Word for word, print each line of the listing below; pictures stay out.
··· DATA ···
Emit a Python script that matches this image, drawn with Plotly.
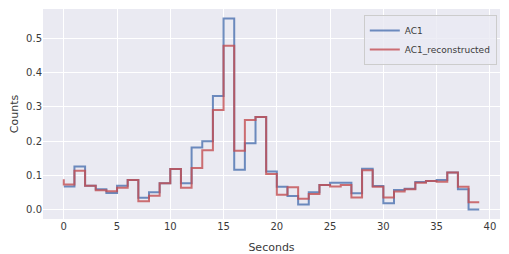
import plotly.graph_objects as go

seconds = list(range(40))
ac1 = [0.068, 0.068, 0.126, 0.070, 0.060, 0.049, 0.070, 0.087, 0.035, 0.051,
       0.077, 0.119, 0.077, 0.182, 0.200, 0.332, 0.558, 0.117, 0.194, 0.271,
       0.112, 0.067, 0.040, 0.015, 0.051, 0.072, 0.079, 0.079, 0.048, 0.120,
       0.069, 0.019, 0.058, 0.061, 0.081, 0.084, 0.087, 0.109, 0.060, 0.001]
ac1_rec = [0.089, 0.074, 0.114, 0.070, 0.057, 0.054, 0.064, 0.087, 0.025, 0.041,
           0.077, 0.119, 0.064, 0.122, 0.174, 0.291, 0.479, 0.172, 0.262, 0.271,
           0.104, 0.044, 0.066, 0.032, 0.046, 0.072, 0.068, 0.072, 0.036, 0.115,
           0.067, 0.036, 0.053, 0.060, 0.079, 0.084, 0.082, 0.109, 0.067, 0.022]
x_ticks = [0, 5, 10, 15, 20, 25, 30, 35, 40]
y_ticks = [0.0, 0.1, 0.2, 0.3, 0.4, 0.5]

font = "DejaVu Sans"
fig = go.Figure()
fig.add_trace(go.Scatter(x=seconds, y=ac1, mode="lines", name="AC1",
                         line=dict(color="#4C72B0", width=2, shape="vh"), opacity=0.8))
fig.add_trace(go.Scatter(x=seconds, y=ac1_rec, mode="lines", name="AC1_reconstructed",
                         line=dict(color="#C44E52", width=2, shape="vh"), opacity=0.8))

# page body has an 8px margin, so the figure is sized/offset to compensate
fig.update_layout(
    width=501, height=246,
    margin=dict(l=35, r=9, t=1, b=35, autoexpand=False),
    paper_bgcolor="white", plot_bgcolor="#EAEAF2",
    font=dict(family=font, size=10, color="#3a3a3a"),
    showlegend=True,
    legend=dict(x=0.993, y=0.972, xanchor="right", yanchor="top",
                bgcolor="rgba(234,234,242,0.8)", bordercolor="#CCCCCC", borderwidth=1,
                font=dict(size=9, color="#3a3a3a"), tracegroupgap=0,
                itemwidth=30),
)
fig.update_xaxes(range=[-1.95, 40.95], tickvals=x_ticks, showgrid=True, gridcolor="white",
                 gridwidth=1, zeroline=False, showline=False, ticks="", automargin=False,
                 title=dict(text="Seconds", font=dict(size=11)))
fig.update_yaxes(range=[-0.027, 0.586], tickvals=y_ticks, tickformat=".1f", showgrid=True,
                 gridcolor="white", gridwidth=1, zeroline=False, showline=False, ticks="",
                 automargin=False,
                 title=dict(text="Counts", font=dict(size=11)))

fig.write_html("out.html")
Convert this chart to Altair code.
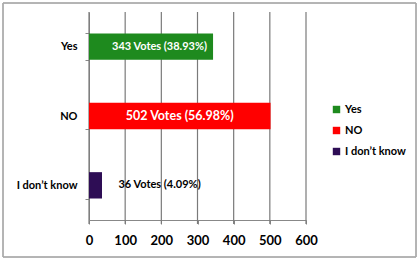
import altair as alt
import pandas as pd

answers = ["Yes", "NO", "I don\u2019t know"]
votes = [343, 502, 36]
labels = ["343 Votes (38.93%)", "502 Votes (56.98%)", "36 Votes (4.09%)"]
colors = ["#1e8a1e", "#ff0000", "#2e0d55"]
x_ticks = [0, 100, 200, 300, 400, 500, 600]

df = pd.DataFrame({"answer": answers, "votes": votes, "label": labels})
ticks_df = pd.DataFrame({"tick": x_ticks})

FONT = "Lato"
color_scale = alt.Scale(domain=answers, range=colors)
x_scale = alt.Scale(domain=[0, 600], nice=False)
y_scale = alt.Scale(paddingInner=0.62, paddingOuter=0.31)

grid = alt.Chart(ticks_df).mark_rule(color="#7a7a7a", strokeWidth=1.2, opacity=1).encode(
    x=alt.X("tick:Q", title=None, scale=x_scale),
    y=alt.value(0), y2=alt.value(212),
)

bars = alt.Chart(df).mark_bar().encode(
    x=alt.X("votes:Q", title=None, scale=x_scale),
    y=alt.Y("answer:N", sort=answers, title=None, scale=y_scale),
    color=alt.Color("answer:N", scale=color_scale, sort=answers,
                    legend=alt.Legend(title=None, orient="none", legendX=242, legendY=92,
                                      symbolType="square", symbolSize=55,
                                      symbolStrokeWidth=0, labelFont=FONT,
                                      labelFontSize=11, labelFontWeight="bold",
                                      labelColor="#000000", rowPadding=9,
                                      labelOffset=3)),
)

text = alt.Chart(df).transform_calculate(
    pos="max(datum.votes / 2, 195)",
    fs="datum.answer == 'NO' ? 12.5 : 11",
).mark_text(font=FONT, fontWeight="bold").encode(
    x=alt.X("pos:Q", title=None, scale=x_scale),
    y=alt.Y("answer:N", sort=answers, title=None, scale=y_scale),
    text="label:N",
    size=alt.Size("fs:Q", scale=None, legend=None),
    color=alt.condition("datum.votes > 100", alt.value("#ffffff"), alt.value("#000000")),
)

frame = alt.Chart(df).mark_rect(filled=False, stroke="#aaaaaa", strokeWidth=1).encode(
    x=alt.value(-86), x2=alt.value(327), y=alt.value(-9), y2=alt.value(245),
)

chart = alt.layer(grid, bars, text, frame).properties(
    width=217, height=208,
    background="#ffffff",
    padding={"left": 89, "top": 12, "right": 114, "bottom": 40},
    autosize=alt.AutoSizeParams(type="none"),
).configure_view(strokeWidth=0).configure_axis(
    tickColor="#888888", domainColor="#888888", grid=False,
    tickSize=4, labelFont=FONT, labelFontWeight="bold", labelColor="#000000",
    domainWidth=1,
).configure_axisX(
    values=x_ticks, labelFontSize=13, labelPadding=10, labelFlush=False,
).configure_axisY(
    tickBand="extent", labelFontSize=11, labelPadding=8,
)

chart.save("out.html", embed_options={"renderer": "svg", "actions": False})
···
_ANSWER TO THE PROBLEM_:
Emit a Python script that matches this image, drawn with Plotly.
import plotly.graph_objects as go

seconds = list(range(40))
ac1 = [0.068, 0.068, 0.126, 0.070, 0.060, 0.049, 0.070, 0.087, 0.035, 0.051,
       0.077, 0.119, 0.077, 0.182, 0.200, 0.332, 0.558, 0.117, 0.194, 0.271,
       0.112, 0.067, 0.040, 0.015, 0.051, 0.072, 0.079, 0.079, 0.048, 0.120,
       0.069, 0.019, 0.058, 0.061, 0.081, 0.084, 0.087, 0.109, 0.060, 0.001]
ac1_rec = [0.089, 0.074, 0.114, 0.070, 0.057, 0.054, 0.064, 0.087, 0.025, 0.041,
           0.077, 0.119, 0.064, 0.122, 0.174, 0.291, 0.479, 0.172, 0.262, 0.271,
           0.104, 0.044, 0.066, 0.032, 0.046, 0.072, 0.068, 0.072, 0.036, 0.115,
           0.067, 0.036, 0.053, 0.060, 0.079, 0.084, 0.082, 0.109, 0.067, 0.022]
x_ticks = [0, 5, 10, 15, 20, 25, 30, 35, 40]
y_ticks = [0.0, 0.1, 0.2, 0.3, 0.4, 0.5]

font = "DejaVu Sans"
fig = go.Figure()
fig.add_trace(go.Scatter(x=seconds, y=ac1, mode="lines", name="AC1",
                         line=dict(color="#4C72B0", width=2, shape="vh"), opacity=0.8))
fig.add_trace(go.Scatter(x=seconds, y=ac1_rec, mode="lines", name="AC1_reconstructed",
                         line=dict(color="#C44E52", width=2, shape="vh"), opacity=0.8))

# page body has an 8px margin, so the figure is sized/offset to compensate
fig.update_layout(
    width=501, height=246,
    margin=dict(l=35, r=9, t=1, b=35, autoexpand=False),
    paper_bgcolor="white", plot_bgcolor="#EAEAF2",
    font=dict(family=font, size=10, color="#3a3a3a"),
    showlegend=True,
    legend=dict(x=0.993, y=0.972, xanchor="right", yanchor="top",
                bgcolor="rgba(234,234,242,0.8)", bordercolor="#CCCCCC", borderwidth=1,
                font=dict(size=9, color="#3a3a3a"), tracegroupgap=0,
                itemwidth=30),
)
fig.update_xaxes(range=[-1.95, 40.95], tickvals=x_ticks, showgrid=True, gridcolor="white",
                 gridwidth=1, zeroline=False, showline=False, ticks="", automargin=False,
                 title=dict(text="Seconds", font=dict(size=11)))
fig.update_yaxes(range=[-0.027, 0.586], tickvals=y_ticks, tickformat=".1f", showgrid=True,
                 gridcolor="white", gridwidth=1, zeroline=False, showline=False, ticks="",
                 automargin=False,
                 title=dict(text="Counts", font=dict(size=11)))

fig.write_html("out.html")
Convert this chart to Altair code.
import altair as alt
import pandas as pd

answers = ["Yes", "NO", "I don\u2019t know"]
votes = [343, 502, 36]
labels = ["343 Votes (38.93%)", "502 Votes (56.98%)", "36 Votes (4.09%)"]
colors = ["#1e8a1e", "#ff0000", "#2e0d55"]
x_ticks = [0, 100, 200, 300, 400, 500, 600]

df = pd.DataFrame({"answer": answers, "votes": votes, "label": labels})
ticks_df = pd.DataFrame({"tick": x_ticks})

FONT = "Lato"
color_scale = alt.Scale(domain=answers, range=colors)
x_scale = alt.Scale(domain=[0, 600], nice=False)
y_scale = alt.Scale(paddingInner=0.62, paddingOuter=0.31)

grid = alt.Chart(ticks_df).mark_rule(color="#7a7a7a", strokeWidth=1.2, opacity=1).encode(
    x=alt.X("tick:Q", title=None, scale=x_scale),
    y=alt.value(0), y2=alt.value(212),
)

bars = alt.Chart(df).mark_bar().encode(
    x=alt.X("votes:Q", title=None, scale=x_scale),
    y=alt.Y("answer:N", sort=answers, title=None, scale=y_scale),
    color=alt.Color("answer:N", scale=color_scale, sort=answers,
                    legend=alt.Legend(title=None, orient="none", legendX=242, legendY=92,
                                      symbolType="square", symbolSize=55,
                                      symbolStrokeWidth=0, labelFont=FONT,
                                      labelFontSize=11, labelFontWeight="bold",
                                      labelColor="#000000", rowPadding=9,
                                      labelOffset=3)),
)

text = alt.Chart(df).transform_calculate(
    pos="max(datum.votes / 2, 195)",
    fs="datum.answer == 'NO' ? 12.5 : 11",
).mark_text(font=FONT, fontWeight="bold").encode(
    x=alt.X("pos:Q", title=None, scale=x_scale),
    y=alt.Y("answer:N", sort=answers, title=None, scale=y_scale),
    text="label:N",
    size=alt.Size("fs:Q", scale=None, legend=None),
    color=alt.condition("datum.votes > 100", alt.value("#ffffff"), alt.value("#000000")),
)

frame = alt.Chart(df).mark_rect(filled=False, stroke="#aaaaaa", strokeWidth=1).encode(
    x=alt.value(-86), x2=alt.value(327), y=alt.value(-9), y2=alt.value(245),
)

chart = alt.layer(grid, bars, text, frame).properties(
    width=217, height=208,
    background="#ffffff",
    padding={"left": 89, "top": 12, "right": 114, "bottom": 40},
    autosize=alt.AutoSizeParams(type="none"),
).configure_view(strokeWidth=0).configure_axis(
    tickColor="#888888", domainColor="#888888", grid=False,
    tickSize=4, labelFont=FONT, labelFontWeight="bold", labelColor="#000000",
    domainWidth=1,
).configure_axisX(
    values=x_ticks, labelFontSize=13, labelPadding=10, labelFlush=False,
).configure_axisY(
    tickBand="extent", labelFontSize=11, labelPadding=8,
)

chart.save("out.html", embed_options={"renderer": "svg", "actions": False})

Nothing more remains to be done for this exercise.